The Bow, Derby and Chelsea factories all produced the Four Seasons as figures – and I had an elderly neighbour who use to pooh-pooh her Chelsea figurines as they were ‘only’ marked with the extremely rare gold anchor (1756-1769), rather than the howlingly rare red anchor mark from half a dozen years earlier. The only set I know of the latter is the New York Met. I wish I’d had her problem!
The pace-setter for sets of the seasons was the great Meissen factory, near Dresden. Its top modellers thrived on the variety and contrast the four designs allowed – with different themes for spring, summer, autumn and winter.
A fashion grew across mid-18th century Europe for the figurines as decorations for the dining table.

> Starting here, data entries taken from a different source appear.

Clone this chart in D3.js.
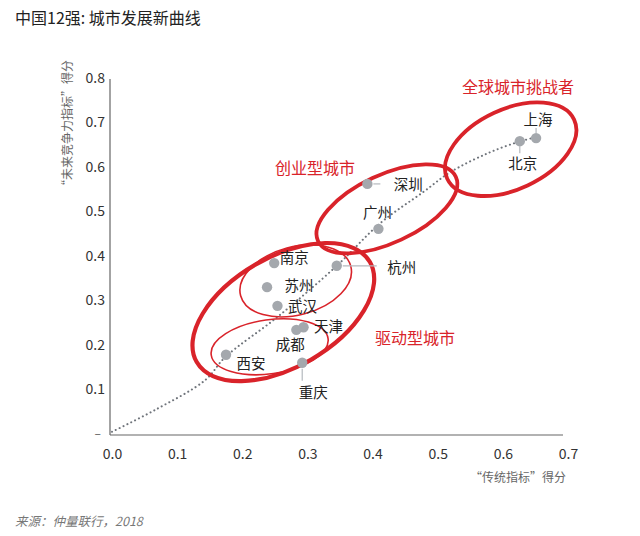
<!DOCTYPE html>
<html>
<head>
<meta charset="utf-8">
<script src="https://cdn.jsdelivr.net/npm/d3@7"></script>
<style>
  body { margin: 0; background: #fff; }
  svg { display: block; }
  text { font-family: "Noto Sans CJK SC", "Noto Sans", sans-serif; }
</style>
</head>
<body>
<div id="chart"></div>
<script>
// city scores: x = "传统指标", y = "未来竞争力指标"
const CITIES = ["上海", "北京", "深圳", "广州", "杭州", "南京", "苏州", "武汉", "天津", "成都", "西安", "重庆"];
const TRAD   = [0.651, 0.626, 0.392, 0.409, 0.345, 0.249, 0.238, 0.254, 0.294, 0.283, 0.175, 0.292];
const FUTURE = [0.665, 0.658, 0.562, 0.461, 0.378, 0.384, 0.330, 0.288, 0.240, 0.234, 0.178, 0.160];

// trend curve
const CURVE_X = [0.0, 0.066, 0.143, 0.174, 0.254, 0.345, 0.412, 0.478, 0.52, 0.577, 0.623, 0.651];
const CURVE_Y = [0.005, 0.054, 0.121, 0.173, 0.263, 0.378, 0.474, 0.544, 0.589, 0.631, 0.656, 0.667];

const X_TICKS = [0, 0.1, 0.2, 0.3, 0.4, 0.5, 0.6, 0.7];
const Y_TICKS = [0.1, 0.2, 0.3, 0.4, 0.5, 0.6, 0.7, 0.8];

// group rings (center in data units)
const RING_X = [0.612, 0.422, 0.263, 0.282, 0.242];
const RING_Y = [0.640, 0.506, 0.274, 0.344, 0.196];

const GROUPS = ["全球城市挑战者", "创业型城市", "驱动型城市"];

var width = 640, height = 536;
var red = "#d9232a";

var svg = d3.select("#chart").append("svg")
    .attr("width", width).attr("height", height);

var x = d3.scaleLinear().domain([0, 0.7]).range([112, 568]);
var y = d3.scaleLinear().domain([0, 0.8]).range([434, 78]);

// title
svg.append("text").attr("x", 15).attr("y", 24)
   .attr("font-size", 16).attr("fill", "#222")
   .text("中国12强: 城市发展新曲线");

// axes
var xAxis = d3.axisBottom(x).tickValues(X_TICKS).tickSize(0).tickPadding(14)
    .tickFormat(d3.format(".1f"));
var yAxis = d3.axisLeft(y).tickValues(Y_TICKS).tickSize(0).tickPadding(5)
    .tickFormat(d3.format(".1f"));

var gx = svg.append("g").attr("transform", "translate(0,435)").call(xAxis);
var gy = svg.append("g").attr("transform", "translate(110,0)").call(yAxis);
gx.select(".domain").remove();
gy.select(".domain").remove();
svg.selectAll(".tick text")
   .attr("font-family", "'Noto Sans', sans-serif")
   .attr("font-size", 14).attr("fill", "#333");

// zero mark on y axis
svg.append("text").attr("x", 101).attr("y", y(0) + 4)
   .attr("text-anchor", "end").attr("font-size", 12).attr("fill", "#555").text("–");

svg.append("line").attr("x1", 110).attr("x2", 110).attr("y1", 79).attr("y2", 435)
   .attr("stroke", "#666").attr("stroke-width", 1.2);
svg.append("line").attr("x1", 110).attr("x2", x(0.7) - 5).attr("y1", 435).attr("y2", 435)
   .attr("stroke", "#666").attr("stroke-width", 1.2);

// axis titles
svg.append("text")
   .attr("transform", "translate(72,126) rotate(-90)")
   .attr("font-family", "'Noto Sans', 'Noto Sans CJK SC', sans-serif")
   .attr("text-anchor", "middle").attr("font-size", 12).attr("fill", "#666")
   .text("“未来竞争力指标”得分");
svg.append("text").attr("x", 518).attr("y", 482)
   .attr("font-family", "'Noto Sans', 'Noto Sans CJK SC', sans-serif")
   .attr("text-anchor", "middle").attr("font-size", 12).attr("fill", "#666")
   .text("“传统指标”得分");

// dotted trend line
var line = d3.line()
    .x(function(d) { return x(d[0]); })
    .y(function(d) { return y(d[1]); })
    .curve(d3.curveCatmullRom);
svg.append("path")
   .attr("d", line(d3.zip(CURVE_X, CURVE_Y)))
   .attr("fill", "none").attr("stroke", "#6f747b")
   .attr("stroke-width", 2).attr("stroke-linecap", "round")
   .attr("stroke-dasharray", "0.1 4.2");

// rings
var ringR = [[70, 40, -25, 3.8], [76, 34, -25, 3.8], [100, 55, -30, 4.2], [57, 34, -15, 1.6], [59, 27, -8, 1.6]];
svg.selectAll(".ring").data(RING_X).enter().append("ellipse")
   .attr("class", "ring")
   .attr("transform", function(d, i) {
       return "translate(" + x(d) + "," + y(RING_Y[i]) + ") rotate(" + ringR[i][2] + ")";
   })
   .attr("rx", function(d, i) { return ringR[i][0]; })
   .attr("ry", function(d, i) { return ringR[i][1]; })
   .attr("fill", "none").attr("stroke", red)
   .attr("stroke-width", function(d, i) { return ringR[i][3]; });

// group names
var groupPos = [[518, 93], [315, 174], [415, 344]];
svg.selectAll(".grp").data(GROUPS).enter().append("text")
   .attr("class", "grp")
   .attr("x", function(d, i) { return groupPos[i][0]; })
   .attr("y", function(d, i) { return groupPos[i][1]; })
   .attr("text-anchor", "middle").attr("font-size", 16).attr("fill", red)
   .text(function(d) { return d; });

// label offsets from each point: [dx, dy] of label center, leader line [x1,y1,x2,y2] relative
var labelOff = [[2, -18], [3, 23], [41, 1], [-1, -16], [65, 2], [20, -5], [32, -1], [25, 1], [25, 0], [-6, 15], [25, 9], [11, 30]];
var leaders = [[0, -5, 0, -10], [0, 5, 0, 12], [6, 0, 13, 0], null, [6, 0, 40, 0], null, null, null, null, null, null, [0, 6, 0, 18]];

CITIES.forEach(function(c, i) {
    var px = x(TRAD[i]), py = y(FUTURE[i]);
    var l = leaders[i];
    if (l) {
        svg.append("line")
           .attr("x1", px + l[0]).attr("y1", py + l[1])
           .attr("x2", px + l[2]).attr("y2", py + l[3])
           .attr("stroke", "#b5b9be").attr("stroke-width", 1.2);
    }
});

svg.selectAll(".pt").data(CITIES).enter().append("circle")
   .attr("class", "pt")
   .attr("cx", function(d, i) { return x(TRAD[i]); })
   .attr("cy", function(d, i) { return y(FUTURE[i]); })
   .attr("r", 5.2).attr("fill", "#a4a8ad");

svg.selectAll(".lbl").data(CITIES).enter().append("text")
   .attr("class", "lbl")
   .attr("x", function(d, i) { return x(TRAD[i]) + labelOff[i][0]; })
   .attr("y", function(d, i) { return y(FUTURE[i]) + labelOff[i][1]; })
   .attr("dy", "0.36em")
   .attr("text-anchor", "middle").attr("font-size", 14.5).attr("fill", "#222")
   .text(function(d) { return d; });

// source
svg.append("text").attr("x", 15).attr("y", 526)
   .attr("font-size", 12.5).attr("font-style", "italic").attr("fill", "#777")
   .text("来源：仲量联行，2018");
</script>
</body>
</html>
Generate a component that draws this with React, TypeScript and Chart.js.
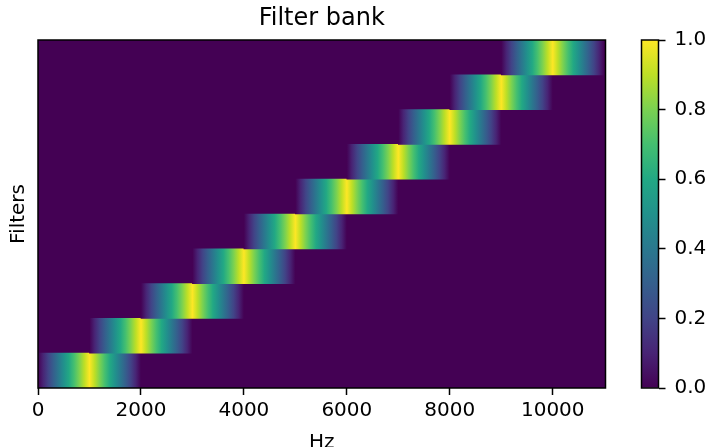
import React, { useEffect, useRef } from 'react';
import { Chart, registerables } from 'chart.js';

Chart.register(...registerables);

// Triangular filters: each rises from its lower edge to its centre and falls to its upper edge.
const filterNames = ['1', '2', '3', '4', '5', '6', '7', '8', '9', '10'];
const lowerEdgeHz = [0, 1000, 2000, 3000, 4000, 5000, 6000, 7000, 8000, 9000];
const centerHz = [1000, 2000, 3000, 4000, 5000, 6000, 7000, 8000, 9000, 10000];
const upperEdgeHz = [2000, 3000, 4000, 5000, 6000, 7000, 8000, 9000, 10000, 11000];
const nyquistHz = 11025;
const hzTicks = [0, 2000, 4000, 6000, 8000, 10000];

// Colour bar range and ticks
const gainRange = [0, 1];
const gainTicks = [0, 0.2, 0.4, 0.6, 0.8, 1.0];

const FONT = 'DejaVu Sans';
const VIRIDIS = [
  '#440154', '#482475', '#414487', '#355f8d', '#2a788e', '#21918c',
  '#22a884', '#44bf70', '#7ad151', '#bddf26', '#fde725',
];

const finite = (...v: number[]) => v.every(Number.isFinite);

// Linear ramp through viridis from (x0,y0) to (x1,y1)
function viridisRamp(ctx: CanvasRenderingContext2D, x0: number, y0: number, x1: number, y1: number) {
  if (!finite(x0, y0, x1, y1)) return VIRIDIS[0];
  const g = ctx.createLinearGradient(x0, y0, x1, y1);
  VIRIDIS.forEach((c, i) => g.addColorStop(i / (VIRIDIS.length - 1), c));
  return g;
}

// Triangle: 0 at the edges, 1 at the peak, coloured through viridis
function viridisTriangle(ctx: CanvasRenderingContext2D, xLo: number, xPeak: number, xHi: number) {
  if (!finite(xLo, xPeak, xHi) || xHi <= xLo) return VIRIDIS[0];
  const g = ctx.createLinearGradient(xLo, 0, xHi, 0);
  const p = (xPeak - xLo) / (xHi - xLo);
  const n = VIRIDIS.length - 1;
  VIRIDIS.forEach((c, i) => {
    g.addColorStop((i / n) * p, c);
    g.addColorStop(1 - (i / n) * (1 - p), c);
  });
  return g;
}

const framePlugin = {
  id: 'frame',
  beforeDatasetsDraw(chart: any, _args: any, opts: any) {
    if (!opts.fill) return;
    const { ctx, chartArea: a } = chart;
    ctx.save();
    ctx.fillStyle = opts.fill;
    ctx.fillRect(a.left, a.top, a.right - a.left, a.bottom - a.top);
    ctx.restore();
  },
  afterDraw(chart: any) {
    const { ctx, chartArea: a } = chart;
    ctx.save();
    ctx.strokeStyle = '#000';
    ctx.lineWidth = 1.5;
    ctx.strokeRect(a.left, a.top, a.right - a.left, a.bottom - a.top);
    ctx.restore();
  },
};

export default function App() {
  const mainRef = useRef<HTMLCanvasElement>(null);
  const barRef = useRef<HTMLCanvasElement>(null);

  useEffect(() => {
    const tickFont = { family: FONT, size: 20, weight: 'normal' as const };

    const main = new Chart(mainRef.current!, {
      type: 'bar',
      data: {
        labels: filterNames,
        datasets: [
          {
            label: 'filters',
            data: filterNames.map((_, i) => [lowerEdgeHz[i], upperEdgeHz[i]]) as any,
            backgroundColor: (c: any) => {
              const x = c.chart.scales.x;
              if (!x || c.type !== 'data') return VIRIDIS[0];
              const i = c.dataIndex;
              return viridisTriangle(
                c.chart.ctx,
                x.getPixelForValue(lowerEdgeHz[i]),
                x.getPixelForValue(centerHz[i]),
                x.getPixelForValue(upperEdgeHz[i]),
              );
            },
          },
        ],
      },
      options: {
        indexAxis: 'y',
        responsive: false,
        animation: false,
        layout: { padding: { top: 0, right: 103.5, bottom: 0, left: 0 } },
        datasets: {
          bar: { barPercentage: 1, categoryPercentage: 1, borderWidth: 0 },
        },
        plugins: {
          legend: { display: false },
          tooltip: { enabled: false },
          title: {
            display: true,
            text: 'Filter bank',
            fullSize: false,
            color: '#000',
            font: { family: FONT, size: 24, weight: 'normal', lineHeight: 1.2 },
            padding: { top: 4, bottom: 7.2 },
          },
          frame: { fill: VIRIDIS[0] },
        } as any,
        scales: {
          x: {
            type: 'linear',
            min: 0,
            max: nyquistHz,
            afterBuildTicks: (s: any) => { s.ticks = hzTicks.map((value) => ({ value })); },
            ticks: {
              autoSkip: false,
              maxRotation: 0,
              padding: 4,
              color: '#000',
              font: tickFont,
              callback: (v: any) => String(v),
            },
            grid: { drawOnChartArea: false, drawTicks: true, tickLength: 7, tickWidth: 1.5, tickColor: '#000' },
            border: { display: false },
            title: {
              display: true,
              text: 'Hz',
              color: '#000',
              font: { family: FONT, size: 20, lineHeight: 0.4 },
              padding: 0,
            },
            afterFit: (s: any) => { s.height = 59; },
          },
          y: {
            type: 'category',
            reverse: true,
            ticks: { display: false },
            grid: { display: false },
            border: { display: false },
            title: {
              display: true,
              text: 'Filters',
              color: '#000',
              font: { family: FONT, size: 20, lineHeight: 1.2 },
              padding: { top: 7, bottom: 0 },
            },
            afterFit: (s: any) => { s.width = 38; },
          },
        },
      },
      plugins: [framePlugin],
    });

    const bar = new Chart(barRef.current!, {
      type: 'bar',
      data: {
        labels: [''],
        datasets: [
          {
            data: [gainRange] as any,
            barPercentage: 1,
            categoryPercentage: 1,
            borderWidth: 0,
            backgroundColor: (c: any) => {
              const y = c.chart.scales.y;
              if (!y) return VIRIDIS[0];
              return viridisRamp(c.chart.ctx, 0, y.getPixelForValue(gainRange[0]), 0, y.getPixelForValue(gainRange[1]));
            },
          },
        ],
      },
      options: {
        responsive: false,
        animation: false,
        layout: { padding: { top: 40, right: 0, bottom: 59, left: 11.5 } },
        plugins: { legend: { display: false }, tooltip: { enabled: false } },
        scales: {
          x: { display: false },
          y: {
            position: 'right',
            min: gainRange[0],
            max: gainRange[1],
            afterBuildTicks: (s: any) => { s.ticks = gainTicks.map((value) => ({ value })); },
            ticks: {
              padding: 9,
              color: '#000',
              font: tickFont,
              callback: (v: any) => Number(v).toFixed(1),
            },
            grid: { drawOnChartArea: false, drawTicks: true, tickLength: 7, tickWidth: 1.5, tickColor: '#000' },
            border: { display: false },
            afterFit: (s: any) => { s.width = 50.5; },
          },
        },
      },
      plugins: [framePlugin],
    });

    // Second pass so the gradients are resolved against laid-out scales
    main.update();
    bar.update();

    return () => {
      main.destroy();
      bar.destroy();
    };
  }, []);

  return (
    <div style={{ position: 'fixed', left: 0, top: 0, width: 709, height: 447, background: '#fff', overflow: 'hidden' }}>
      <canvas ref={mainRef} width={709} height={447} style={{ position: 'absolute', left: 0, top: 0 }} />
      <canvas ref={barRef} width={79} height={447} style={{ position: 'absolute', left: 630, top: 0 }} />
    </div>
  );
}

Horace Walpole, writing in 1753, stated that even in England, “jellies, biscuits, sugar-plums and creams have long given way to harlequins, gondoliers, Turks, Chinese and shepherdesses of Saxon china.”
Woolley & Wallis Auctions on February 19 sold a set of Meissen figures of the Four Seasons dating to around 1760. Each was modelled as a Classical figure with seasonal attributes; Winter with an ermine cloak and a brazier, Spring with flowers, Summer with a sheaf of corn, and Autumn with a grapevine and wine.
The figures carried Meissen’s blue crossed swords and sold for a handsome £6000.
Picture: Four Seasons by Meissen, £6000 (Woolley & Wallis).